◆ Supplied data ◆
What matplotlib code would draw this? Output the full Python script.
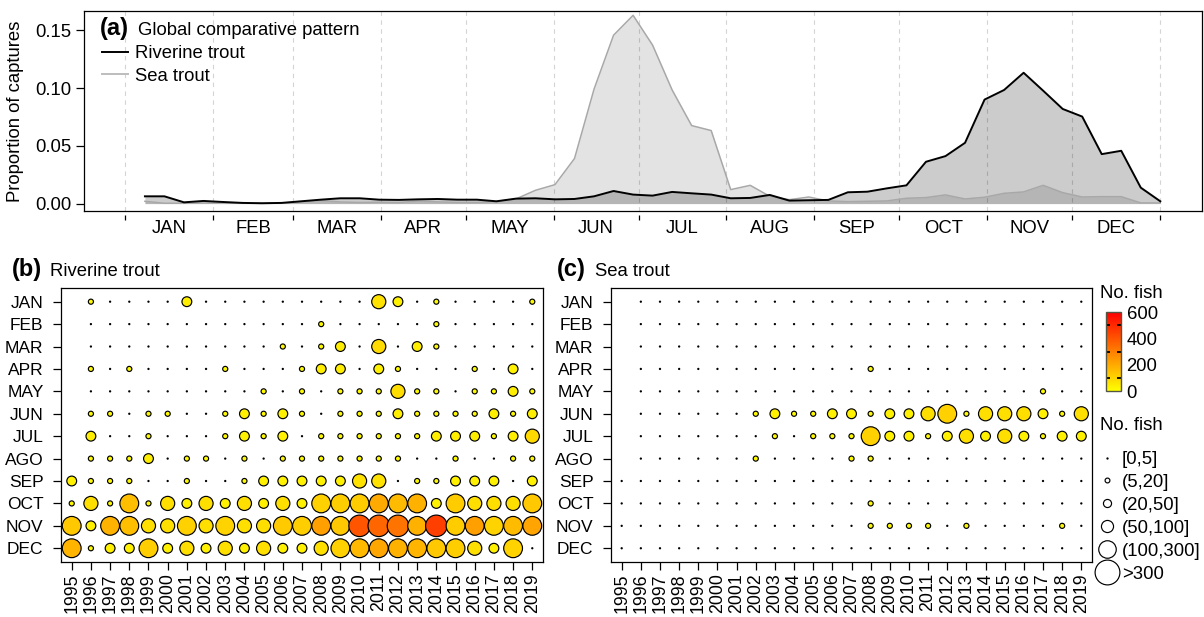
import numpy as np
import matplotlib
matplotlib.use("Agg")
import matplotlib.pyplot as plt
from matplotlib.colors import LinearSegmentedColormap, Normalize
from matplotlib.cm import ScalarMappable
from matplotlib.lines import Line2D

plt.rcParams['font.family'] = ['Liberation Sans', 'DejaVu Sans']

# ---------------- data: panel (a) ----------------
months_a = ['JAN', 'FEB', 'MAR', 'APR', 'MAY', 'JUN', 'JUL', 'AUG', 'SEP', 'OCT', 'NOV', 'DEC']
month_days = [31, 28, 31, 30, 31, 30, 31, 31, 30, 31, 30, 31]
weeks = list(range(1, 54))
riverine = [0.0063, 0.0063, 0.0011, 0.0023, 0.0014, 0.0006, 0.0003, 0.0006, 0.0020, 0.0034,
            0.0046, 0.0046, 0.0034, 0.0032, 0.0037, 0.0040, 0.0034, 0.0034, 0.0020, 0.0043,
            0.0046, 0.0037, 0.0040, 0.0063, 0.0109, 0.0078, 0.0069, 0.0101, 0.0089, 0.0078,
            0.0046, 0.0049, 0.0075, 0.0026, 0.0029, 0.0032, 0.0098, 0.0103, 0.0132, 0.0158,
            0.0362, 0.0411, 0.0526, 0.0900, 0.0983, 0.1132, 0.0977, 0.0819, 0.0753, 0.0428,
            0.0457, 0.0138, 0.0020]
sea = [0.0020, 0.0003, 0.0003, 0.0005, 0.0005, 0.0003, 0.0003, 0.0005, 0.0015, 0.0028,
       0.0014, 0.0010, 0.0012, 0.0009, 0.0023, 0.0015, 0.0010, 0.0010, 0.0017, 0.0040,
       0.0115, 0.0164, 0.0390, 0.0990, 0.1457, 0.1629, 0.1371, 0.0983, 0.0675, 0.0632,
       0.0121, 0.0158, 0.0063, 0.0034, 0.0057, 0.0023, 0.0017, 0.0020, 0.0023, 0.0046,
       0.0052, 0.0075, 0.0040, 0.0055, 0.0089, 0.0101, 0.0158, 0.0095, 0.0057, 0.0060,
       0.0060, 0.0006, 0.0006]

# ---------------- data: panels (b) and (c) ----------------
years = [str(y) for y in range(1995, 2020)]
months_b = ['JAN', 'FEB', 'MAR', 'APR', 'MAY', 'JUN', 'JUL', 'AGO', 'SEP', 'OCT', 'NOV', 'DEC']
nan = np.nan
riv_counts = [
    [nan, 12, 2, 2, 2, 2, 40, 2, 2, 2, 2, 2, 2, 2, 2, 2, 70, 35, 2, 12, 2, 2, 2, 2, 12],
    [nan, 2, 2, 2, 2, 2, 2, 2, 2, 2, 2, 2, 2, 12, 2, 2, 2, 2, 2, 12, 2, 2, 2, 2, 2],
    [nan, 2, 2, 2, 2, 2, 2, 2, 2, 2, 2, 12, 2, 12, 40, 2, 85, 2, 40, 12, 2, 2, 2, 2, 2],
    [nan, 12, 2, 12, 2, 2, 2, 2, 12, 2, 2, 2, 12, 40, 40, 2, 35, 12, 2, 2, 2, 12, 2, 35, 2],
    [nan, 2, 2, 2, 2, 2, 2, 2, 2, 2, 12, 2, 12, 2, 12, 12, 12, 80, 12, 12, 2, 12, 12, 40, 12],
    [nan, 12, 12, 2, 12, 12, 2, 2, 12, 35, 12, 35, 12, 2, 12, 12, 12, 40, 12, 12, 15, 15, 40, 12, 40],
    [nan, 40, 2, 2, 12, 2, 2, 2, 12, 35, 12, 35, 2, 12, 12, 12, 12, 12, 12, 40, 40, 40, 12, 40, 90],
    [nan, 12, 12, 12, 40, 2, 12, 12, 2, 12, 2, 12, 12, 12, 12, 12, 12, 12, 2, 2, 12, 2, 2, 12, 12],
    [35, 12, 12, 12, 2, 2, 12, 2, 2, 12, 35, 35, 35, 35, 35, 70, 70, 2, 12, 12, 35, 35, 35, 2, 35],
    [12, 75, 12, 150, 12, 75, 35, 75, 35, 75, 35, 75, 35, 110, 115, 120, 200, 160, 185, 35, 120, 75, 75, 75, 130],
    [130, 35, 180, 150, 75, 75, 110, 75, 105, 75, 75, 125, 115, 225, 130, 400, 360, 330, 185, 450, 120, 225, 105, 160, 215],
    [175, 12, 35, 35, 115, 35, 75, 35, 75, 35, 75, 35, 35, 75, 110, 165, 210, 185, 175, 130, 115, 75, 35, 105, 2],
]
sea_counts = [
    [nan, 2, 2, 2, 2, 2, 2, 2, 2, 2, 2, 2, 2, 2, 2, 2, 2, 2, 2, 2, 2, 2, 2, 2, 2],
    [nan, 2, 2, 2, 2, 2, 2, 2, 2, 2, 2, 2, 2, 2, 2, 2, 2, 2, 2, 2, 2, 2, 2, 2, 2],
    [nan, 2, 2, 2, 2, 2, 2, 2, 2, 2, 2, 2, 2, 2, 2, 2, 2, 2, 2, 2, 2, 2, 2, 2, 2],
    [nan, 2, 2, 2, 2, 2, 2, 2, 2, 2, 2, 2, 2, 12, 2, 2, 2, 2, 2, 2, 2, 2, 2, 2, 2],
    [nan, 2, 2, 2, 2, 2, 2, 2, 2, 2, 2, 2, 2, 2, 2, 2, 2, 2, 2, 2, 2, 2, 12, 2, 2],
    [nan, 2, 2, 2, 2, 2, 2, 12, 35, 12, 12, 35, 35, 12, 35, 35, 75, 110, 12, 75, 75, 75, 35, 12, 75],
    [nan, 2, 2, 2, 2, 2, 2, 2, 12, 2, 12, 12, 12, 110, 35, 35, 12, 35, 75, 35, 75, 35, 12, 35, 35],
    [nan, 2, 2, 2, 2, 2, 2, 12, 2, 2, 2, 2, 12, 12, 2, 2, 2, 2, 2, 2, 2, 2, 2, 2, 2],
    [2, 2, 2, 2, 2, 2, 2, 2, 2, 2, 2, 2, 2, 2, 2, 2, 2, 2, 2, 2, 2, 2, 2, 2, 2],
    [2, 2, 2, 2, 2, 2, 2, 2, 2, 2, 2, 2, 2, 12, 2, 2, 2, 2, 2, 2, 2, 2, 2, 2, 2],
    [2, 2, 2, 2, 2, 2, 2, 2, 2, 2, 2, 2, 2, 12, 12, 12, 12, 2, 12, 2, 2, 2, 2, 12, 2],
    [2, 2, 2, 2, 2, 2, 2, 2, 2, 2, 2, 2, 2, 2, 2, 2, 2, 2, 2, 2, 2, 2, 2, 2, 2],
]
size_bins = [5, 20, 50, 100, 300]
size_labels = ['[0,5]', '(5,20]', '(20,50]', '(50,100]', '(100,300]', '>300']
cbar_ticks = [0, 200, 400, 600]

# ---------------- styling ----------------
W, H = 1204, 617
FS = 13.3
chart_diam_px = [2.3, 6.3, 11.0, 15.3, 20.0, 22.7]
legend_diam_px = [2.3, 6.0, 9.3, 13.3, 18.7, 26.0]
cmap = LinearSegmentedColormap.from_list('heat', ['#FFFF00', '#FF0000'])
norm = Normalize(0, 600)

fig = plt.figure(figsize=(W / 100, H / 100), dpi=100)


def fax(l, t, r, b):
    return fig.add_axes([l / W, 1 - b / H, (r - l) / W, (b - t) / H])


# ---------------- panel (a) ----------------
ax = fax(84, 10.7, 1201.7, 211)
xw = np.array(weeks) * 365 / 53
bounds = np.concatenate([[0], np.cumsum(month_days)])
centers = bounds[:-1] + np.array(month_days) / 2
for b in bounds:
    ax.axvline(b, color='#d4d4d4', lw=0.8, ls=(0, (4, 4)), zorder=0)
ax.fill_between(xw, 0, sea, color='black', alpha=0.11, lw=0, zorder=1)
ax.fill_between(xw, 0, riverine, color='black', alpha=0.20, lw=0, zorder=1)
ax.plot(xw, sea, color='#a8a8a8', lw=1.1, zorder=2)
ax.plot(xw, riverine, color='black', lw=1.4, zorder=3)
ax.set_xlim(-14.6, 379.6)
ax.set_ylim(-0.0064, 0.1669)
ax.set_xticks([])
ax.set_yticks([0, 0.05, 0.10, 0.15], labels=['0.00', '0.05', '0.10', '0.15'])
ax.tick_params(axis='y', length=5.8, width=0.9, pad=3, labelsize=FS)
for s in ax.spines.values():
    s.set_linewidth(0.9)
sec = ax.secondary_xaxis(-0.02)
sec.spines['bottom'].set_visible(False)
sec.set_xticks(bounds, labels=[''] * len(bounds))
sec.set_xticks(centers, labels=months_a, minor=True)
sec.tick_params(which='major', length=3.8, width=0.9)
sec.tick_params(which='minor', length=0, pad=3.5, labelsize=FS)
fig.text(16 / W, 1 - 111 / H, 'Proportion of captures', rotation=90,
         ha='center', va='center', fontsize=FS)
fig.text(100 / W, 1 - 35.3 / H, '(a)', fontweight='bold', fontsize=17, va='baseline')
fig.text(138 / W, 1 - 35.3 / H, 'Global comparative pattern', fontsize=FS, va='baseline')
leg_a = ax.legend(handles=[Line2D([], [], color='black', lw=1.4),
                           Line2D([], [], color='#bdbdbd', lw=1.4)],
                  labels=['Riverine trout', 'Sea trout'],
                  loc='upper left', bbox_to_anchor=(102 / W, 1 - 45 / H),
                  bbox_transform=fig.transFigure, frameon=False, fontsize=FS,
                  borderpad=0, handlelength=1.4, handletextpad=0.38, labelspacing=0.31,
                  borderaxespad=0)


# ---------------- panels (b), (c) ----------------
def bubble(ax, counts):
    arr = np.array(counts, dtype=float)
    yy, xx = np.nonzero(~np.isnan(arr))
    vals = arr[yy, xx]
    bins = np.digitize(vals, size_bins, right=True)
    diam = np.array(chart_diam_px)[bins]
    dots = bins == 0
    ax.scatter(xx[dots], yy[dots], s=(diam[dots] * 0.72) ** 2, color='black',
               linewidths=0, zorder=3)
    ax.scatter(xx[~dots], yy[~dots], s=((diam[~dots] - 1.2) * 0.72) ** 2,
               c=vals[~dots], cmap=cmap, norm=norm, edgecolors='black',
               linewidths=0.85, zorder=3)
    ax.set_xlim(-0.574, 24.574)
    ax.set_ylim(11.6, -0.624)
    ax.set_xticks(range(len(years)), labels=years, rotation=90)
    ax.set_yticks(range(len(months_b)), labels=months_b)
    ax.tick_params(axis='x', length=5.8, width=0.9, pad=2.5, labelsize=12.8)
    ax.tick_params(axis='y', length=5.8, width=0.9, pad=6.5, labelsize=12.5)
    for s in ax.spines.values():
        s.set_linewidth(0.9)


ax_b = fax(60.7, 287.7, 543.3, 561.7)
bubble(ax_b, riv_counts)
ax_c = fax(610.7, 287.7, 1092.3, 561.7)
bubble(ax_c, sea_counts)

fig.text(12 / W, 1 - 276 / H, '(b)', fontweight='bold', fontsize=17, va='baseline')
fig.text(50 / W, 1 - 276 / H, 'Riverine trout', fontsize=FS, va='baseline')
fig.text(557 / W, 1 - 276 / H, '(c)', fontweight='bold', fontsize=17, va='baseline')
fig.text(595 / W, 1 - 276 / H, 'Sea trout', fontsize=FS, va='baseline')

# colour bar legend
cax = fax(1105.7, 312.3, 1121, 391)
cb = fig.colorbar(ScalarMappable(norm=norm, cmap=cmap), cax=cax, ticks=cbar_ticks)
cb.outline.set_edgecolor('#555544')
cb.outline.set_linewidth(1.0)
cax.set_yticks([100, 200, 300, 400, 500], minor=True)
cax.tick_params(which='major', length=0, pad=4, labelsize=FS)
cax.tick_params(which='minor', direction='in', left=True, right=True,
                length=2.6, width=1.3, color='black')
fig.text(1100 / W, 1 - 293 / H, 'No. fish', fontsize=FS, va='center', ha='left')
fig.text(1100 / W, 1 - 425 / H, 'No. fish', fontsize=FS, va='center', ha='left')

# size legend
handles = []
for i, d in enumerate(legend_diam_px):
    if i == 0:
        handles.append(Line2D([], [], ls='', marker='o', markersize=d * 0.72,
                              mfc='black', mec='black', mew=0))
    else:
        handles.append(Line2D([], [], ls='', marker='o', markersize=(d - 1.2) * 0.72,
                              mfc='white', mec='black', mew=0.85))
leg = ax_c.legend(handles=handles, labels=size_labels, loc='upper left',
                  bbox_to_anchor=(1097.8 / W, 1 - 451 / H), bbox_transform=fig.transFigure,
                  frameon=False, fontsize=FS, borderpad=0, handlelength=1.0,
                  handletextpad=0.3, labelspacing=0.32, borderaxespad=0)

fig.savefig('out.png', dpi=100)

◆ Task to carry out ◆
Repeat the lines of the listing above verbatim, beginning at its first line and ending at the line containing "0.0060, 0.0006, 0.0006]", which is included. Omit pictures.

◆ Answer to this exercise ◆
What matplotlib code would draw this? Output the full Python script.
import numpy as np
import matplotlib
matplotlib.use("Agg")
import matplotlib.pyplot as plt
from matplotlib.colors import LinearSegmentedColormap, Normalize
from matplotlib.cm import ScalarMappable
from matplotlib.lines import Line2D

plt.rcParams['font.family'] = ['Liberation Sans', 'DejaVu Sans']

# ---------------- data: panel (a) ----------------
months_a = ['JAN', 'FEB', 'MAR', 'APR', 'MAY', 'JUN', 'JUL', 'AUG', 'SEP', 'OCT', 'NOV', 'DEC']
month_days = [31, 28, 31, 30, 31, 30, 31, 31, 30, 31, 30, 31]
weeks = list(range(1, 54))
riverine = [0.0063, 0.0063, 0.0011, 0.0023, 0.0014, 0.0006, 0.0003, 0.0006, 0.0020, 0.0034,
            0.0046, 0.0046, 0.0034, 0.0032, 0.0037, 0.0040, 0.0034, 0.0034, 0.0020, 0.0043,
            0.0046, 0.0037, 0.0040, 0.0063, 0.0109, 0.0078, 0.0069, 0.0101, 0.0089, 0.0078,
            0.0046, 0.0049, 0.0075, 0.0026, 0.0029, 0.0032, 0.0098, 0.0103, 0.0132, 0.0158,
            0.0362, 0.0411, 0.0526, 0.0900, 0.0983, 0.1132, 0.0977, 0.0819, 0.0753, 0.0428,
            0.0457, 0.0138, 0.0020]
sea = [0.0020, 0.0003, 0.0003, 0.0005, 0.0005, 0.0003, 0.0003, 0.0005, 0.0015, 0.0028,
       0.0014, 0.0010, 0.0012, 0.0009, 0.0023, 0.0015, 0.0010, 0.0010, 0.0017, 0.0040,
       0.0115, 0.0164, 0.0390, 0.0990, 0.1457, 0.1629, 0.1371, 0.0983, 0.0675, 0.0632,
       0.0121, 0.0158, 0.0063, 0.0034, 0.0057, 0.0023, 0.0017, 0.0020, 0.0023, 0.0046,
       0.0052, 0.0075, 0.0040, 0.0055, 0.0089, 0.0101, 0.0158, 0.0095, 0.0057, 0.0060,
       0.0060, 0.0006, 0.0006]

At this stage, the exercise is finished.